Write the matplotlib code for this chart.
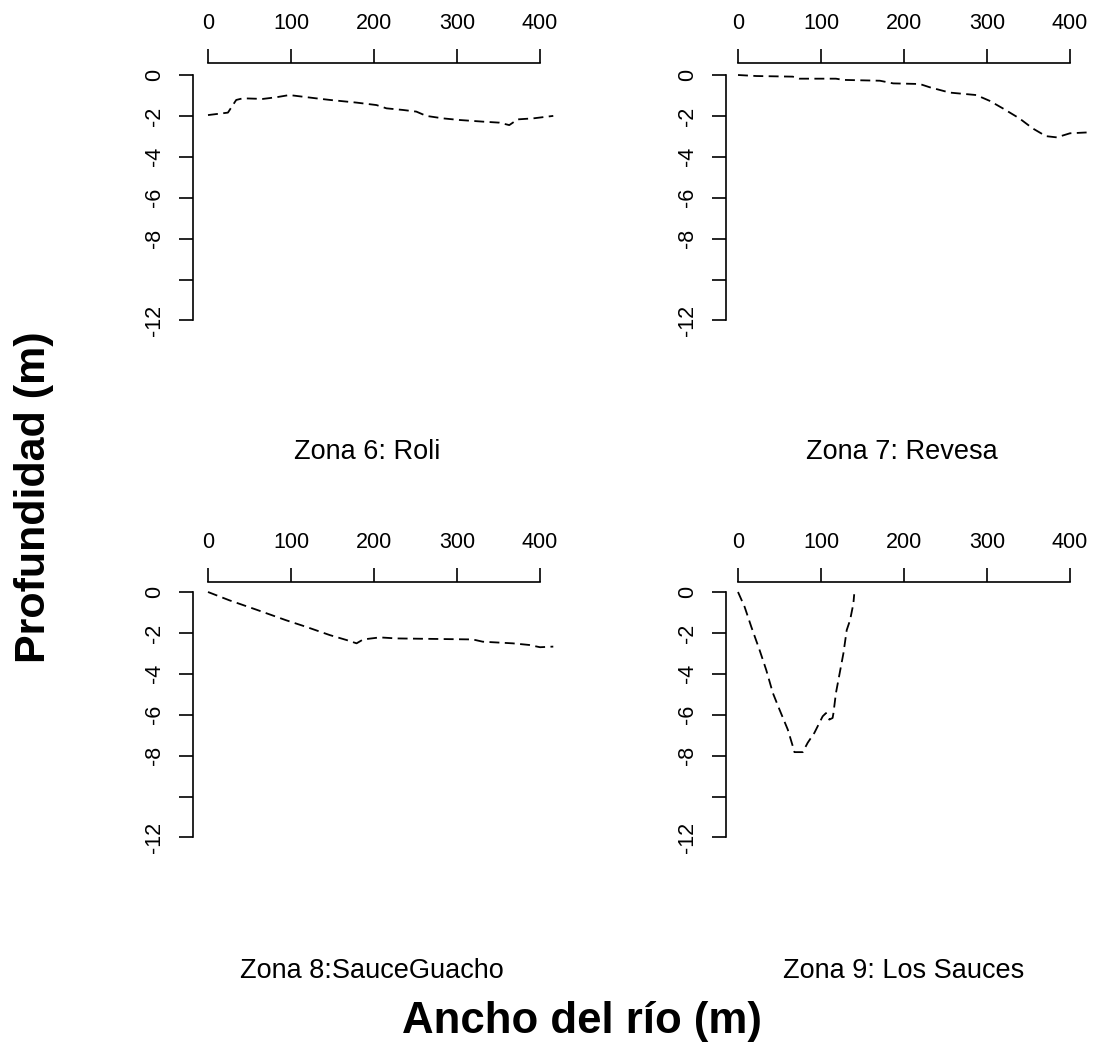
import numpy as np
import matplotlib
matplotlib.use("Agg")
import matplotlib.pyplot as plt

plt.rcParams['font.family'] = ['Liberation Sans', 'DejaVu Sans']

# datos: ancho (m) y profundidad (m)
roli_x = [0, 24, 34, 42, 66, 82, 98, 114, 130, 147, 179, 203, 215, 235, 251,
          263, 283, 303, 331, 351, 363, 373, 392, 416]
roli_y = [-1.96, -1.84, -1.22, -1.14, -1.17, -1.09, -0.98, -1.06, -1.14, -1.22,
          -1.35, -1.47, -1.63, -1.71, -1.79, -2.0, -2.12, -2.2, -2.28, -2.33,
          -2.45, -2.17, -2.12, -2.0]

revesa_x = [0, 22, 66, 74, 118, 127, 171, 187, 219, 231, 255, 287, 303, 319,
            339, 355, 371, 384, 400, 420]
revesa_y = [0.0, -0.05, -0.08, -0.18, -0.18, -0.24, -0.28, -0.41, -0.44, -0.6,
            -0.86, -0.98, -1.26, -1.63, -2.12, -2.61, -2.99, -3.05, -2.85, -2.81]

guacho_x = [0, 26, 58, 94, 118, 147, 167, 179, 187, 207, 227, 319, 331, 367,
            387, 400, 416]
guacho_y = [0.0, -0.41, -0.86, -1.38, -1.7, -2.11, -2.35, -2.51, -2.32, -2.22,
            -2.27, -2.32, -2.43, -2.51, -2.59, -2.7, -2.67]

sauces_x = [0, 8, 16, 26, 34, 42, 50, 60, 66, 68, 78, 84, 92, 102, 106, 110,
            114, 115, 118, 127, 131, 135, 139, 140]
sauces_y = [0.0, -0.73, -1.7, -2.84, -3.81, -4.94, -5.75, -6.73, -7.54, -7.83,
            -7.83, -7.37, -6.89, -6.08, -5.92, -6.24, -6.16, -5.92, -4.94, -3.0,
            -1.86, -1.38, -0.57, -0.11]

titulos = ["Zona 6: Roli", "Zona 7: Revesa", "Zona 8:SauceGuacho", "Zona 9: Los Sauces"]
x_ticks = [0, 100, 200, 300, 400]
y_ticks = [0, -2, -4, -6, -8, -10, -12]
y_labels = ["0", "-2", "-4", "-6", "-8", "", "-12"]

W, H = 1095, 1049
fig = plt.figure(figsize=(W / 100, H / 100), dpi=100)

SX = 0.83    # px por metro (ancho)
SY = 20.45   # px por metro (profundidad)


def panel(left_px, x0_px, top_px, y0_px):
    xmin = -(x0_px - left_px) / SX
    xmax = 430
    ymax = (y0_px - top_px) / SY
    ymin = -12.6
    w = (xmax - xmin) * SX
    h = (ymax - ymin) * SY
    ax = fig.add_axes([left_px / W, 1 - (top_px + h) / H, w / W, h / H])
    ax.set_xlim(xmin, xmax)
    ax.set_ylim(ymin, ymax)
    ax.patch.set_visible(False)
    for s in ['bottom', 'right']:
        ax.spines[s].set_visible(False)
    ax.spines['top'].set_bounds(0, 400)
    ax.spines['left'].set_bounds(-12, 0)
    for s in ['top', 'left']:
        ax.spines[s].set_linewidth(1.2)
    ax.xaxis.tick_top()
    ax.set_xticks(x_ticks)
    ax.set_xticklabels([str(t) for t in x_ticks])
    ax.set_yticks(y_ticks)
    ax.set_yticklabels(y_labels, rotation=90, va='center')
    ax.tick_params(axis='x', direction='out', length=10, width=1.2, pad=11, labelsize=15.5)
    ax.tick_params(axis='y', direction='out', length=10, width=1.2, pad=10, labelsize=15.5)
    return ax


datos = [(roli_x, roli_y), (revesa_x, revesa_y), (guacho_x, guacho_y), (sauces_x, sauces_y)]
geo = [(193, 208, 63, 75), (726, 738, 63, 75), (193, 208, 582, 592), (726, 738, 582, 592)]
tit_pos = [(367, 459), (902, 459), (372, 978), (904, 978)]

for (xs, ys), g, t, tp in zip(datos, geo, titulos, tit_pos):
    ax = panel(*g)
    ax.plot(xs, ys, color='black', lw=1.3, dashes=(5.5, 3), clip_on=False)
    fig.text(tp[0] / W, 1 - tp[1] / H, t, ha='center', va='baseline', fontsize=19.5)

fig.text(34 / W, 1 - 497 / H, "Profundidad (m)", rotation=90, ha='center', va='center',
         fontsize=31, fontweight='bold')
fig.text(582 / W, 1 - 1033 / H, "Ancho del río (m)", ha='center', va='baseline',
         fontsize=31.5, fontweight='bold')

fig.savefig("out.png", dpi=100)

_____

» **What you should do**
Please take the lines from the beginning of the data above through the line holding "-2.27, -2.32, -2.43, -2.51, -2.59, -2.7, -2.67]" and transcribe them exactly, without any pictures.

» **Written reply**
Write the matplotlib code for this chart.
import numpy as np
import matplotlib
matplotlib.use("Agg")
import matplotlib.pyplot as plt

plt.rcParams['font.family'] = ['Liberation Sans', 'DejaVu Sans']

# datos: ancho (m) y profundidad (m)
roli_x = [0, 24, 34, 42, 66, 82, 98, 114, 130, 147, 179, 203, 215, 235, 251,
          263, 283, 303, 331, 351, 363, 373, 392, 416]
roli_y = [-1.96, -1.84, -1.22, -1.14, -1.17, -1.09, -0.98, -1.06, -1.14, -1.22,
          -1.35, -1.47, -1.63, -1.71, -1.79, -2.0, -2.12, -2.2, -2.28, -2.33,
          -2.45, -2.17, -2.12, -2.0]

revesa_x = [0, 22, 66, 74, 118, 127, 171, 187, 219, 231, 255, 287, 303, 319,
            339, 355, 371, 384, 400, 420]
revesa_y = [0.0, -0.05, -0.08, -0.18, -0.18, -0.24, -0.28, -0.41, -0.44, -0.6,
            -0.86, -0.98, -1.26, -1.63, -2.12, -2.61, -2.99, -3.05, -2.85, -2.81]

guacho_x = [0, 26, 58, 94, 118, 147, 167, 179, 187, 207, 227, 319, 331, 367,
            387, 400, 416]
guacho_y = [0.0, -0.41, -0.86, -1.38, -1.7, -2.11, -2.35, -2.51, -2.32, -2.22,
            -2.27, -2.32, -2.43, -2.51, -2.59, -2.7, -2.67]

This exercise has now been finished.